:: Your instructions ::
Reproduce the material word for word; the images stay out.

:: Data provided ::
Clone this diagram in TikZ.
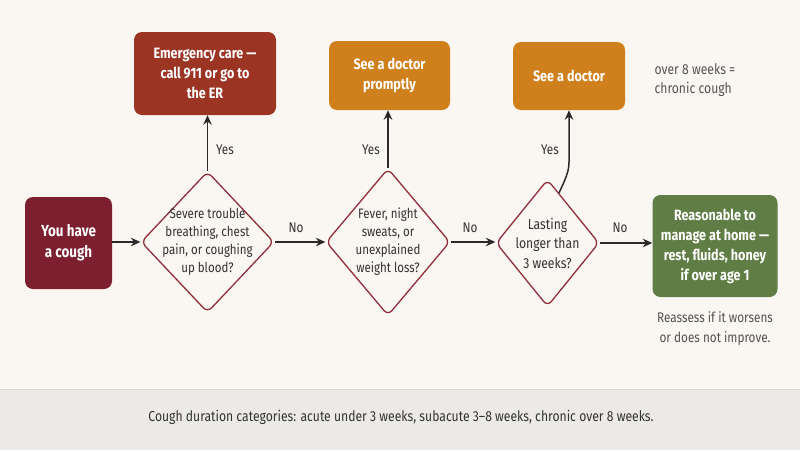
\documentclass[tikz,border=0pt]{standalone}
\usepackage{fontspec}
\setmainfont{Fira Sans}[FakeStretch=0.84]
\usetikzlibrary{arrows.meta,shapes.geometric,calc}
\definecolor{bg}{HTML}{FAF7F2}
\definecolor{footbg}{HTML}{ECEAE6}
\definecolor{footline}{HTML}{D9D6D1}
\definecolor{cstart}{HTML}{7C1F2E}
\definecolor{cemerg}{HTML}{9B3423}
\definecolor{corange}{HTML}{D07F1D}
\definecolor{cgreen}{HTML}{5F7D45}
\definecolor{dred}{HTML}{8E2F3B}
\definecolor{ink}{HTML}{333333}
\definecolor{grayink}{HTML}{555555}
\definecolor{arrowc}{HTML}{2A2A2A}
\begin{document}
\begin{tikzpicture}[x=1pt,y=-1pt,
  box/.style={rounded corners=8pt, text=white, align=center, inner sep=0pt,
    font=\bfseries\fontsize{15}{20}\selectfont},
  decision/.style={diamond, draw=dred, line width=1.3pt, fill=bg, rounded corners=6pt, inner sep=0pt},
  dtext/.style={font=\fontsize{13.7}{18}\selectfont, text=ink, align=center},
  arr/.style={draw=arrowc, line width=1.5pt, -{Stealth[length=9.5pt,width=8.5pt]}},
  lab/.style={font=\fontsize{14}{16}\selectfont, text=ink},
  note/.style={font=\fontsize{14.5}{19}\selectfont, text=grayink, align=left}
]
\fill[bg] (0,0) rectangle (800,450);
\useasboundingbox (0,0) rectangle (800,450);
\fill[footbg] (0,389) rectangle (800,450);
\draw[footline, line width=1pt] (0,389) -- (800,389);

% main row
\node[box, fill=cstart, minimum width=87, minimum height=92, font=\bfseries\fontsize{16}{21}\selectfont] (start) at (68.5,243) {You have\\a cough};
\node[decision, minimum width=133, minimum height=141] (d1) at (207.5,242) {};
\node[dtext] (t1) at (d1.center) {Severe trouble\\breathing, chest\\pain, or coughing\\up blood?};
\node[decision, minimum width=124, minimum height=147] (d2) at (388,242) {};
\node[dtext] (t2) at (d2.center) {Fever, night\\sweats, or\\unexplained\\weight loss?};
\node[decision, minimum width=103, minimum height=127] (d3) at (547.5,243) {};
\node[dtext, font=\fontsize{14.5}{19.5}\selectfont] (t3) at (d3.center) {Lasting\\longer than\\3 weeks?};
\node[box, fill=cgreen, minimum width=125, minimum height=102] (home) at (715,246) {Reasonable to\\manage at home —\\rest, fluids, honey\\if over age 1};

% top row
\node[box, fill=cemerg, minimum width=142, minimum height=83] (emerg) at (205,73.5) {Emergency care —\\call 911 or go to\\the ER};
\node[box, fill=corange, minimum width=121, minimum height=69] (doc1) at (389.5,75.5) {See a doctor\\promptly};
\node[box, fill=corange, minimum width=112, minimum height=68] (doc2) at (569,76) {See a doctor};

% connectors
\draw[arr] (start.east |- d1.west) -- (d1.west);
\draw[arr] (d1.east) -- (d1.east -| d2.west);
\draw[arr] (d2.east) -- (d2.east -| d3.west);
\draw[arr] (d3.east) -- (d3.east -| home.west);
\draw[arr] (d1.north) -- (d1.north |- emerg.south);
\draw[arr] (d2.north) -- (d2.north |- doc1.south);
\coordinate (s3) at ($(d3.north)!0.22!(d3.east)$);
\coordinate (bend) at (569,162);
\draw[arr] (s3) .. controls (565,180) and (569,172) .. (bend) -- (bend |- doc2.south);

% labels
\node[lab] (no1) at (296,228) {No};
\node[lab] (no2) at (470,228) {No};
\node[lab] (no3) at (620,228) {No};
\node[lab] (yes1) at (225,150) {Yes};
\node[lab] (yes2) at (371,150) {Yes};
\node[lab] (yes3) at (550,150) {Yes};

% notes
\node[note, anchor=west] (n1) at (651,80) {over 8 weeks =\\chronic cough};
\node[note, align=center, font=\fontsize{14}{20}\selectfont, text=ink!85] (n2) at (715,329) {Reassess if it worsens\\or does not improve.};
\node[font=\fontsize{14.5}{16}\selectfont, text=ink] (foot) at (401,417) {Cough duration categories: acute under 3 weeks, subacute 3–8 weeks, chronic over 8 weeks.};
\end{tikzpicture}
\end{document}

:: Solution to this task ::
Clone this diagram in TikZ.
\documentclass[tikz,border=0pt]{standalone}
\usepackage{fontspec}
\setmainfont{Fira Sans}[FakeStretch=0.84]
\usetikzlibrary{arrows.meta,shapes.geometric,calc}
\definecolor{bg}{HTML}{FAF7F2}
\definecolor{footbg}{HTML}{ECEAE6}
\definecolor{footline}{HTML}{D9D6D1}
\definecolor{cstart}{HTML}{7C1F2E}
\definecolor{cemerg}{HTML}{9B3423}
\definecolor{corange}{HTML}{D07F1D}
\definecolor{cgreen}{HTML}{5F7D45}
\definecolor{dred}{HTML}{8E2F3B}
\definecolor{ink}{HTML}{333333}
\definecolor{grayink}{HTML}{555555}
\definecolor{arrowc}{HTML}{2A2A2A}
\begin{document}
\begin{tikzpicture}[x=1pt,y=-1pt,
  box/.style={rounded corners=8pt, text=white, align=center, inner sep=0pt,
    font=\bfseries\fontsize{15}{20}\selectfont},
  decision/.style={diamond, draw=dred, line width=1.3pt, fill=bg, rounded corners=6pt, inner sep=0pt},
  dtext/.style={font=\fontsize{13.7}{18}\selectfont, text=ink, align=center},
  arr/.style={draw=arrowc, line width=1.5pt, -{Stealth[length=9.5pt,width=8.5pt]}},
  lab/.style={font=\fontsize{14}{16}\selectfont, text=ink},
  note/.style={font=\fontsize{14.5}{19}\selectfont, text=grayink, align=left}
]
\fill[bg] (0,0) rectangle (800,450);
\useasboundingbox (0,0) rectangle (800,450);
\fill[footbg] (0,389) rectangle (800,450);
\draw[footline, line width=1pt] (0,389) -- (800,389);

% main row
\node[box, fill=cstart, minimum width=87, minimum height=92, font=\bfseries\fontsize{16}{21}\selectfont] (start) at (68.5,243) {You have\\a cough};
\node[decision, minimum width=133, minimum height=141] (d1) at (207.5,242) {};
\node[dtext] (t1) at (d1.center) {Severe trouble\\breathing, chest\\pain, or coughing\\up blood?};
\node[decision, minimum width=124, minimum height=147] (d2) at (388,242) {};
\node[dtext] (t2) at (d2.center) {Fever, night\\sweats, or\\unexplained\\weight loss?};
\node[decision, minimum width=103, minimum height=127] (d3) at (547.5,243) {};
\node[dtext, font=\fontsize{14.5}{19.5}\selectfont] (t3) at (d3.center) {Lasting\\longer than\\3 weeks?};
\node[box, fill=cgreen, minimum width=125, minimum height=102] (home) at (715,246) {Reasonable to\\manage at home —\\rest, fluids, honey\\if over age 1};

% top row
\node[box, fill=cemerg, minimum width=142, minimum height=83] (emerg) at (205,73.5) {Emergency care —\\call 911 or go to\\the ER};
\node[box, fill=corange, minimum width=121, minimum height=69] (doc1) at (389.5,75.5) {See a doctor\\promptly};
\node[box, fill=corange, minimum width=112, minimum height=68] (doc2) at (569,76) {See a doctor};

% connectors
\draw[arr] (start.east |- d1.west) -- (d1.west);
\draw[arr] (d1.east) -- (d1.east -| d2.west);
\draw[arr] (d2.east) -- (d2.east -| d3.west);
\draw[arr] (d3.east) -- (d3.east -| home.west);
\draw[arr] (d1.north) -- (d1.north |- emerg.south);
\draw[arr] (d2.north) -- (d2.north |- doc1.south);
\coordinate (s3) at ($(d3.north)!0.22!(d3.east)$);
\coordinate (bend) at (569,162);
\draw[arr] (s3) .. controls (565,180) and (569,172) .. (bend) -- (bend |- doc2.south);

% labels
\node[lab] (no1) at (296,228) {No};
\node[lab] (no2) at (470,228) {No};
\node[lab] (no3) at (620,228) {No};
\node[lab] (yes1) at (225,150) {Yes};
\node[lab] (yes2) at (371,150) {Yes};
\node[lab] (yes3) at (550,150) {Yes};

% notes
\node[note, anchor=west] (n1) at (651,80) {over 8 weeks =\\chronic cough};
\node[note, align=center, font=\fontsize{14}{20}\selectfont, text=ink!85] (n2) at (715,329) {Reassess if it worsens\\or does not improve.};
\node[font=\fontsize{14.5}{16}\selectfont, text=ink] (foot) at (401,417) {Cough duration categories: acute under 3 weeks, subacute 3–8 weeks, chronic over 8 weeks.};
\end{tikzpicture}
\end{document}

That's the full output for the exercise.